Aim of the task: Print the listing in its entirety and exactly, leaving out images.

Material:
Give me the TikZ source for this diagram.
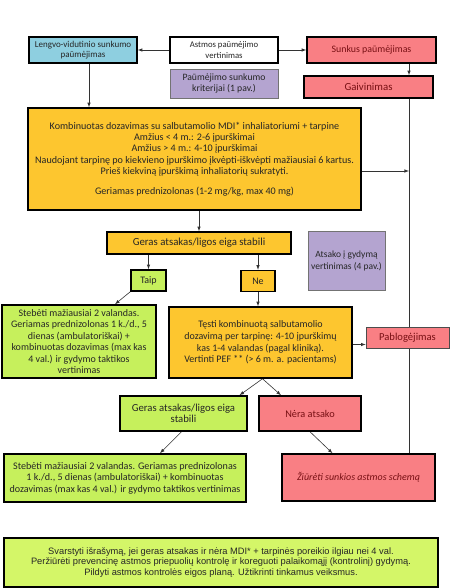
\documentclass[tikz,border=0pt]{standalone}
\usepackage{fontspec}
\setmainfont{Carlito}
\newfontfamily\arialfont{Liberation Sans}
\usetikzlibrary{arrows}
\pgfdeclarelayer{edgelayer}
\pgfdeclarelayer{nodelayer}
\pgfsetlayers{edgelayer,nodelayer,main}
\definecolor{boxblue}{RGB}{142,207,224}
\definecolor{boxorange}{RGB}{253,198,47}
\definecolor{boxgreen}{RGB}{198,240,92}
\definecolor{boxlime}{RGB}{212,246,104}
\definecolor{boxred}{RGB}{249,127,132}
\definecolor{boxpurple}{RGB}{180,164,208}
\definecolor{redtext}{RGB}{120,16,20}
\newcommand{\fs}[2]{\fontsize{#1}{#2}\selectfont}
\tikzstyle{box}=[rectangle,draw=black,line width=1.5pt,align=center,inner sep=0pt,text=black!85,font=\fs{10}{11.5}]
\tikzstyle{bluebox}=[box,fill=boxblue]
\tikzstyle{whitebox}=[box,fill=white]
\tikzstyle{orangebox}=[box,fill=boxorange]
\tikzstyle{greenbox}=[box,fill=boxgreen]
\tikzstyle{redbox}=[box,fill=boxred,text=redtext]
\tikzstyle{infobox}=[box,fill=boxpurple,draw=black!55,line width=0.6pt]
\tikzstyle{flow}=[-latex,draw=black!80,line width=0.6pt]

\begin{document}
\begin{tikzpicture}[x=1pt,y=-1pt]
	\useasboundingbox (0,0) rectangle (474,588);
	\begin{pgfonlayer}{nodelayer}
		\node [style=bluebox, font=\fs{9}{10.5}, minimum width=108pt, minimum height=26pt] (lengvo) at (83, 50) {Lengvo-vidutinio sunkumo\\paūmėjimas};
		\node [style=whitebox, font=\fs{8.7}{10.5}, minimum width=108pt, minimum height=26pt] (astmos) at (224, 50) {Astmos paūmėjimo\\vertinimas};
		\node [style=infobox, font=\fs{9.7}{11.5}, minimum width=108pt, minimum height=29pt] (kriter) at (224, 83.5) {Paūmėjimo sunkumo\\kriterijai (1 pav.)};
		\node [style=redbox, font=\fs{9.9}{12}, minimum width=129pt, minimum height=26pt] (sunkus) at (371.5, 50) {Sunkus paūmėjimas};
		\node [style=redbox, font=\fs{10.8}{12}, minimum width=129pt, minimum height=22pt] (gaiv) at (368.5, 87) {Gaivinimas};
		\node [style=orangebox, font=\fs{10.1}{11.3}, minimum width=333pt, minimum height=102pt] (komb) at (194.5, 159) {Kombinuotas dozavimas su salbutamolio MDI* inhaliatoriumi + tarpine\\Amžius < 4 m.: 2-6 įpurškimai\\Amžius > 4 m.: 4-10 įpurškimai\\Naudojant tarpinę po kiekvieno įpurškimo įkvėpti-iškvėpti mažiausiai 6 kartus.\\Prieš kiekviną įpurškimą inhaliatorių sukratyti.\\[8.5pt]Geriamas prednizolonas (1-2 mg/kg, max 40 mg)};
		\node [style=orangebox, font=\fs{10.8}{12}, minimum width=184pt, minimum height=22pt] (geras1) at (199, 243) {Geras atsakas/ligos eiga stabili};
		\node [style=greenbox, minimum width=35pt, minimum height=21pt] (taip) at (148.5, 280.5) {Taip};
		\node [style=orangebox, minimum width=34pt, minimum height=21pt] (ne) at (258, 281) {Ne};
		\node [style=infobox, font=\fs{9.5}{12}, minimum width=77pt, minimum height=59pt] (atsako) at (346.5, 260.5) {Atsako į gydymą\\vertinimas (4 pav.)};
		\node [style=greenbox, minimum width=154pt, minimum height=73pt] (steb1) at (79, 341.5) {Stebėti mažiausiai 2 valandas.\\Geriamas prednizolonas 1 k./d., 5\\dienas (ambulatoriškai) +\\kombinuotas dozavimas (max kas\\4 val.) ir gydymo taktikos\\vertinimas};
		\node [style=orangebox, font=\fs{10}{11.8}, minimum width=183pt, minimum height=71pt] (testi) at (260.5, 342.5) {Tęsti kombinuotą salbutamolio\\dozavimą per tarpinę: 4-10 įpurškimų\\kas 1-4 valandas (pagal kliniką).\\Vertinti PEF ** (> 6 m. a. pacientams)};
		\node [style=redbox, font=\fs{10.6}{12}, draw=black!70, line width=0.8pt, minimum width=83pt, minimum height=21pt] (pablo) at (407.5, 337.5) {Pablogėjimas};
		\node [style=greenbox, font=\fs{10.7}{11.5}, minimum width=127pt, minimum height=35pt] (geras2) at (183.5, 413.5) {Geras atsakas/ligos eiga\\stabili};
		\node [style=redbox, font=\fs{10.3}{12}, minimum width=102pt, minimum height=35pt] (nera) at (310, 413.5) {Nėra atsako};
		\node [style=greenbox, font=\fs{10.1}{11.5}, minimum width=242pt, minimum height=48pt] (steb2) at (125, 478) {Stebėti mažiausiai 2 valandas. Geriamas prednizolonas\\1 k./d., 5 dienas (ambulatoriškai) + kombinuotas\\dozavimas (max kas 4 val.) ir gydymo taktikos vertinimas};
		\node [style=redbox, font=\fs{10}{11}\itshape, minimum width=153pt, minimum height=47pt] (ziur) at (358.5, 477.5) {Žiūrėti sunkios astmos schemą};
		\node [style=box, fill=boxlime, font=\arialfont\fs{9.3}{10.5}, minimum width=434pt, minimum height=49pt] (final) at (221, 562.5) {Svarstyti išrašymą, jei geras atsakas ir nėra MDI* + tarpinės poreikio ilgiau nei 4 val.\\Peržiūrėti prevencinę astmos priepuolių kontrolę ir koreguoti palaikomąjį (kontrolinį) gydymą.\\Pildyti astmos kontrolės eigos planą. Užtikrinti tinkamus veiksmus.};
		\coordinate (rail) at (409, 98);
	\end{pgfonlayer}
	\begin{pgfonlayer}{edgelayer}
		\draw [style=flow] (astmos.west) to (lengvo.east);
		\draw [style=flow] (astmos.east) to (sunkus.west);
		\draw [style=flow] (sunkus.south -| rail) to (gaiv.north -| rail);
		\draw [style=flow] (gaiv.south -| rail) to ([yshift=-6pt]ziur.north -| rail);
		\draw [style=flow] ([yshift=-12pt]komb.east) to ([yshift=-12pt]komb.east -| rail);
		\draw [style=flow] ([xshift=6pt]lengvo.south) to ([xshift=6pt]lengvo.south |- komb.north);
		\draw [style=flow] (geras1.north |- komb.south) to (geras1.north);
		\draw [style=flow] (taip.north |- geras1.south) to (taip.north);
		\draw [style=flow] (ne.north |- geras1.south) to (ne.north);
		\draw [style=flow] (taip.south west) to ([xshift=36pt]steb1.north);
		\draw [style=flow] (ne.south) to (ne.south |- testi.north);
		\draw [style=flow] ([yshift=-2pt]testi.east) to ([yshift=-2pt]testi.east -| pablo.west);
		\draw [style=flow] ([xshift=2pt]testi.south) to ([xshift=56pt]geras2.north);
		\draw [style=flow] ([xshift=2pt]testi.south) to ([xshift=-29pt]nera.north);
		\draw [style=flow] ([xshift=-2pt]geras2.south) to ([xshift=35pt]steb2.north);
		\draw [style=flow] (nera.south) to ([xshift=-26pt]ziur.north);
	\end{pgfonlayer}
\end{tikzpicture}
\end{document}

Answer:
Give me the TikZ source for this diagram.
\documentclass[tikz,border=0pt]{standalone}
\usepackage{fontspec}
\setmainfont{Carlito}
\newfontfamily\arialfont{Liberation Sans}
\usetikzlibrary{arrows}
\pgfdeclarelayer{edgelayer}
\pgfdeclarelayer{nodelayer}
\pgfsetlayers{edgelayer,nodelayer,main}
\definecolor{boxblue}{RGB}{142,207,224}
\definecolor{boxorange}{RGB}{253,198,47}
\definecolor{boxgreen}{RGB}{198,240,92}
\definecolor{boxlime}{RGB}{212,246,104}
\definecolor{boxred}{RGB}{249,127,132}
\definecolor{boxpurple}{RGB}{180,164,208}
\definecolor{redtext}{RGB}{120,16,20}
\newcommand{\fs}[2]{\fontsize{#1}{#2}\selectfont}
\tikzstyle{box}=[rectangle,draw=black,line width=1.5pt,align=center,inner sep=0pt,text=black!85,font=\fs{10}{11.5}]
\tikzstyle{bluebox}=[box,fill=boxblue]
\tikzstyle{whitebox}=[box,fill=white]
\tikzstyle{orangebox}=[box,fill=boxorange]
\tikzstyle{greenbox}=[box,fill=boxgreen]
\tikzstyle{redbox}=[box,fill=boxred,text=redtext]
\tikzstyle{infobox}=[box,fill=boxpurple,draw=black!55,line width=0.6pt]
\tikzstyle{flow}=[-latex,draw=black!80,line width=0.6pt]

\begin{document}
\begin{tikzpicture}[x=1pt,y=-1pt]
	\useasboundingbox (0,0) rectangle (474,588);
	\begin{pgfonlayer}{nodelayer}
		\node [style=bluebox, font=\fs{9}{10.5}, minimum width=108pt, minimum height=26pt] (lengvo) at (83, 50) {Lengvo-vidutinio sunkumo\\paūmėjimas};
		\node [style=whitebox, font=\fs{8.7}{10.5}, minimum width=108pt, minimum height=26pt] (astmos) at (224, 50) {Astmos paūmėjimo\\vertinimas};
		\node [style=infobox, font=\fs{9.7}{11.5}, minimum width=108pt, minimum height=29pt] (kriter) at (224, 83.5) {Paūmėjimo sunkumo\\kriterijai (1 pav.)};
		\node [style=redbox, font=\fs{9.9}{12}, minimum width=129pt, minimum height=26pt] (sunkus) at (371.5, 50) {Sunkus paūmėjimas};
		\node [style=redbox, font=\fs{10.8}{12}, minimum width=129pt, minimum height=22pt] (gaiv) at (368.5, 87) {Gaivinimas};
		\node [style=orangebox, font=\fs{10.1}{11.3}, minimum width=333pt, minimum height=102pt] (komb) at (194.5, 159) {Kombinuotas dozavimas su salbutamolio MDI* inhaliatoriumi + tarpine\\Amžius < 4 m.: 2-6 įpurškimai\\Amžius > 4 m.: 4-10 įpurškimai\\Naudojant tarpinę po kiekvieno įpurškimo įkvėpti-iškvėpti mažiausiai 6 kartus.\\Prieš kiekviną įpurškimą inhaliatorių sukratyti.\\[8.5pt]Geriamas prednizolonas (1-2 mg/kg, max 40 mg)};
		\node [style=orangebox, font=\fs{10.8}{12}, minimum width=184pt, minimum height=22pt] (geras1) at (199, 243) {Geras atsakas/ligos eiga stabili};
		\node [style=greenbox, minimum width=35pt, minimum height=21pt] (taip) at (148.5, 280.5) {Taip};
		\node [style=orangebox, minimum width=34pt, minimum height=21pt] (ne) at (258, 281) {Ne};
		\node [style=infobox, font=\fs{9.5}{12}, minimum width=77pt, minimum height=59pt] (atsako) at (346.5, 260.5) {Atsako į gydymą\\vertinimas (4 pav.)};
		\node [style=greenbox, minimum width=154pt, minimum height=73pt] (steb1) at (79, 341.5) {Stebėti mažiausiai 2 valandas.\\Geriamas prednizolonas 1 k./d., 5\\dienas (ambulatoriškai) +\\kombinuotas dozavimas (max kas\\4 val.) ir gydymo taktikos\\vertinimas};
		\node [style=orangebox, font=\fs{10}{11.8}, minimum width=183pt, minimum height=71pt] (testi) at (260.5, 342.5) {Tęsti kombinuotą salbutamolio\\dozavimą per tarpinę: 4-10 įpurškimų\\kas 1-4 valandas (pagal kliniką).\\Vertinti PEF ** (> 6 m. a. pacientams)};
		\node [style=redbox, font=\fs{10.6}{12}, draw=black!70, line width=0.8pt, minimum width=83pt, minimum height=21pt] (pablo) at (407.5, 337.5) {Pablogėjimas};
		\node [style=greenbox, font=\fs{10.7}{11.5}, minimum width=127pt, minimum height=35pt] (geras2) at (183.5, 413.5) {Geras atsakas/ligos eiga\\stabili};
		\node [style=redbox, font=\fs{10.3}{12}, minimum width=102pt, minimum height=35pt] (nera) at (310, 413.5) {Nėra atsako};
		\node [style=greenbox, font=\fs{10.1}{11.5}, minimum width=242pt, minimum height=48pt] (steb2) at (125, 478) {Stebėti mažiausiai 2 valandas. Geriamas prednizolonas\\1 k./d., 5 dienas (ambulatoriškai) + kombinuotas\\dozavimas (max kas 4 val.) ir gydymo taktikos vertinimas};
		\node [style=redbox, font=\fs{10}{11}\itshape, minimum width=153pt, minimum height=47pt] (ziur) at (358.5, 477.5) {Žiūrėti sunkios astmos schemą};
		\node [style=box, fill=boxlime, font=\arialfont\fs{9.3}{10.5}, minimum width=434pt, minimum height=49pt] (final) at (221, 562.5) {Svarstyti išrašymą, jei geras atsakas ir nėra MDI* + tarpinės poreikio ilgiau nei 4 val.\\Peržiūrėti prevencinę astmos priepuolių kontrolę ir koreguoti palaikomąjį (kontrolinį) gydymą.\\Pildyti astmos kontrolės eigos planą. Užtikrinti tinkamus veiksmus.};
		\coordinate (rail) at (409, 98);
	\end{pgfonlayer}
	\begin{pgfonlayer}{edgelayer}
		\draw [style=flow] (astmos.west) to (lengvo.east);
		\draw [style=flow] (astmos.east) to (sunkus.west);
		\draw [style=flow] (sunkus.south -| rail) to (gaiv.north -| rail);
		\draw [style=flow] (gaiv.south -| rail) to ([yshift=-6pt]ziur.north -| rail);
		\draw [style=flow] ([yshift=-12pt]komb.east) to ([yshift=-12pt]komb.east -| rail);
		\draw [style=flow] ([xshift=6pt]lengvo.south) to ([xshift=6pt]lengvo.south |- komb.north);
		\draw [style=flow] (geras1.north |- komb.south) to (geras1.north);
		\draw [style=flow] (taip.north |- geras1.south) to (taip.north);
		\draw [style=flow] (ne.north |- geras1.south) to (ne.north);
		\draw [style=flow] (taip.south west) to ([xshift=36pt]steb1.north);
		\draw [style=flow] (ne.south) to (ne.south |- testi.north);
		\draw [style=flow] ([yshift=-2pt]testi.east) to ([yshift=-2pt]testi.east -| pablo.west);
		\draw [style=flow] ([xshift=2pt]testi.south) to ([xshift=56pt]geras2.north);
		\draw [style=flow] ([xshift=2pt]testi.south) to ([xshift=-29pt]nera.north);
		\draw [style=flow] ([xshift=-2pt]geras2.south) to ([xshift=35pt]steb2.north);
		\draw [style=flow] (nera.south) to ([xshift=-26pt]ziur.north);
	\end{pgfonlayer}
\end{tikzpicture}
\end{document}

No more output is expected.